The Deputy Secretary of Defense (Lovett) to the President


My Dear Mr. President: In accordance with your request, I return the original of the Report on Guided Missiles program submitted to you under date of July 10 by Mr. K. T. Keller, together with the summary sheet attached thereto.1

This Report was cleared through the Office of the Secretary of Defense and the recommendations contained in the memorandum attached to his letter are concurred in. Mr. Keller has succeeded in bringing a considerable amount of acceleration into this program by the application of practical judgment backed by unusual production experience.

With great respect, I am
  Very sincerely yours,

Robert A. Lovett

Summary of Report From Mr.

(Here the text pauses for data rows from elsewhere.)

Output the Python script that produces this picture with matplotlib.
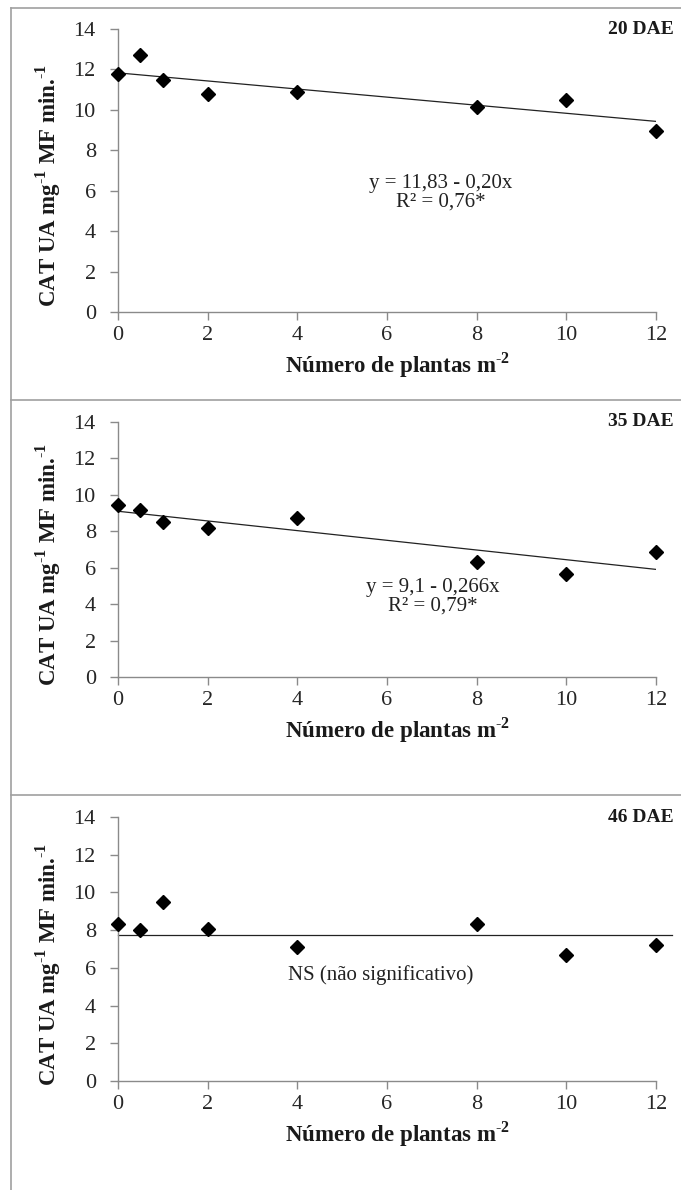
import numpy as np
import matplotlib
matplotlib.use("Agg")
import matplotlib.pyplot as plt
from matplotlib.lines import Line2D

plt.rcParams['font.family'] = ['Liberation Serif', 'DejaVu Serif']
plt.rcParams['mathtext.fontset'] = 'custom'
plt.rcParams['mathtext.rm'] = 'Liberation Serif'
plt.rcParams['mathtext.bf'] = 'Liberation Serif:bold'

# plant density (plants per m2)
densidade = [0, 0.5, 1, 2, 4, 8, 10, 12]

# CAT activity at each sampling date
cat_20 = [11.75, 12.7, 11.5, 10.8, 10.9, 10.15, 10.5, 8.95]
cat_35 = [9.45, 9.15, 8.5, 8.2, 8.75, 6.3, 5.65, 6.85]
cat_46 = [8.3, 8.0, 9.5, 8.05, 7.1, 8.3, 6.7, 7.2]

# fitted models
coef_20 = (11.83, -0.20)
coef_35 = (9.1, -0.266)
media_46 = 7.75

datas = ["20 DAE", "35 DAE", "46 DAE"]
yticks = [0, 2, 4, 6, 8, 10, 12, 14]
xticks = [0, 2, 4, 6, 8, 10, 12]

W, H = 681, 1190
fig = plt.figure(figsize=(W / 100, H / 100), dpi=100)

def px_axes(left, right, top, bottom):
    return fig.add_axes([left / W, 1 - bottom / H, (right - left) / W, (bottom - top) / H])

# panel frames
frame_kw = dict(color="#a0a0a0", lw=1.2, transform=fig.transFigure)
fig.add_artist(Line2D([11 / W, 11 / W], [0, 1 - 8 / H], **frame_kw))
for yy in (8, 400, 795):
    fig.add_artist(Line2D([11 / W, 1], [1 - yy / H, 1 - yy / H], **frame_kw))

paineis = [
    (29, 312, cat_20, datas[0]),
    (422, 677, cat_35, datas[1]),
    (817, 1081, cat_46, datas[2]),
]

ylab = "CAT UA mg$^{\\text{-}\\mathbf{1}}$ MF min.$^{\\text{-}\\mathbf{1}}$"
xlab = "Número de plantas m$^{\\text{-}\\mathbf{2}}$"

axes = []
for top, bottom, valores, titulo in paineis:
    ax = px_axes(118, 656, top, bottom)
    hpx = bottom - top
    ax.set_xlim(0, 12)
    ax.set_ylim(0, 14)
    ax.set_xticks(xticks)
    ax.set_yticks(yticks)
    for s in ("top", "right"):
        ax.spines[s].set_visible(False)
    for s in ("left", "bottom"):
        ax.spines[s].set_color("#8a8a8a")
        ax.spines[s].set_linewidth(1.0)
    ax.tick_params(direction="out", length=6, width=1.0, color="#8a8a8a",
                   labelsize=16, labelcolor="#262626")
    ax.tick_params(axis="y", pad=10)
    ax.tick_params(axis="x", pad=4)
    ax.plot(densidade, valores, "D", color="black", ms=7, clip_on=False, zorder=3)
    ax.set_xlabel(xlab, fontsize=16.5, fontweight="bold", color="#1a1a1a")
    ax.xaxis.set_label_coords(0.519, -38 / hpx)
    ax.set_ylabel(ylab, fontsize=16.5, fontweight="bold", color="#1a1a1a")
    ax.yaxis.set_label_coords(-55 / 538, 1 - (hpx * 0.5 + 15) / hpx)
    ax.text(12.4, 14, titulo, ha="right", va="center", fontsize=14,
            fontweight="bold", color="#1a1a1a")
    axes.append(ax)

xfit = np.array([0, 12])
ax1, ax2, ax3 = axes
ax1.plot(xfit, coef_20[0] + coef_20[1] * xfit, color="#222222", lw=0.9)
ax1.text(7.2, 5.9, "y = 11,83 - 0,20x\nR² = 0,76*", ha="center", va="center",
         fontsize=15, color="#222222", linespacing=0.95)

ax2.plot(xfit, coef_35[0] + coef_35[1] * xfit, color="#222222", lw=0.9)
ax2.text(7.03, 4.4, "y = 9,1 - 0,266x\nR² = 0,79*", ha="center", va="center",
         fontsize=15, color="#222222", linespacing=0.95)

ax3.plot([0, 12.35], [media_46, media_46], color="#222222", lw=0.9, clip_on=False)
ax3.text(5.87, 5.6, "NS (não significativo)", ha="center", va="center",
         fontsize=15, color="#222222")

fig.savefig("out.png", dpi=100)
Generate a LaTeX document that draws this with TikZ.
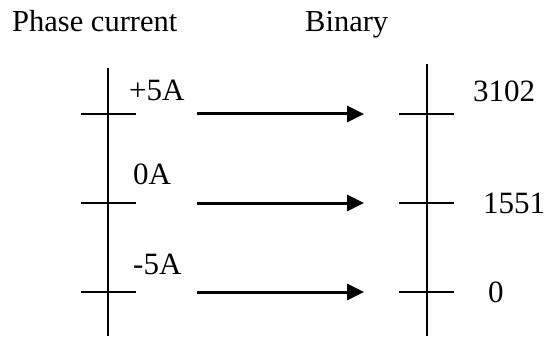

K. T. Keller to the President

Status of Guided Missiles

Since his appointment in October 1950, the Director of Guided Missiles has studied the status of all guided missile projects.
Highest priority to defense type. Every effort made to coordinate work already done (since 1944) by using services. Assembly line method divides time by forty. Knowledge required on the development of one missile can be applied in the perfecting of later types.
Under the category of Air Defense Missiles, fourteen are under development. Of these, three are far enough along for the establishment of a production facility to produce one thousand, each, for training and a production line by March 1953 capable of one thousand per month, each.
Under the category of Strategic Bombing, no project has developed to the extent of offering usable missiles short of six or seven years.
Tactical Ground Support Missiles have in several instances gone beyond the research and development stage and have been placed in pilot production. However, production of these types are several years hence.
Navy Support Missiles. A submarine launched missile is in pilot production as well as an air launched torpedo.
The cost of this program is to be $1,209,000,000 for 1951–1952, and if the present projects are successful, 1952–1953 should require 1½ to 2 billion dollars.
If the need for guided missiles should arise today, none would be available for use. It is impossible to predict the exact date that they will be.
Too much unauthorized publicity has been given the subject and as a result the public has a mistaken idea as to our readiness.
It is recommended that fiscal and priority support be given to maintain the proposed program for guided missiles as outlined.
  1. The report, consisting of a letter from Mr. Keller to President Truman, a memorandum, and 3 tables, totaling 13 pages, is not printed. For the summary sheet, see below.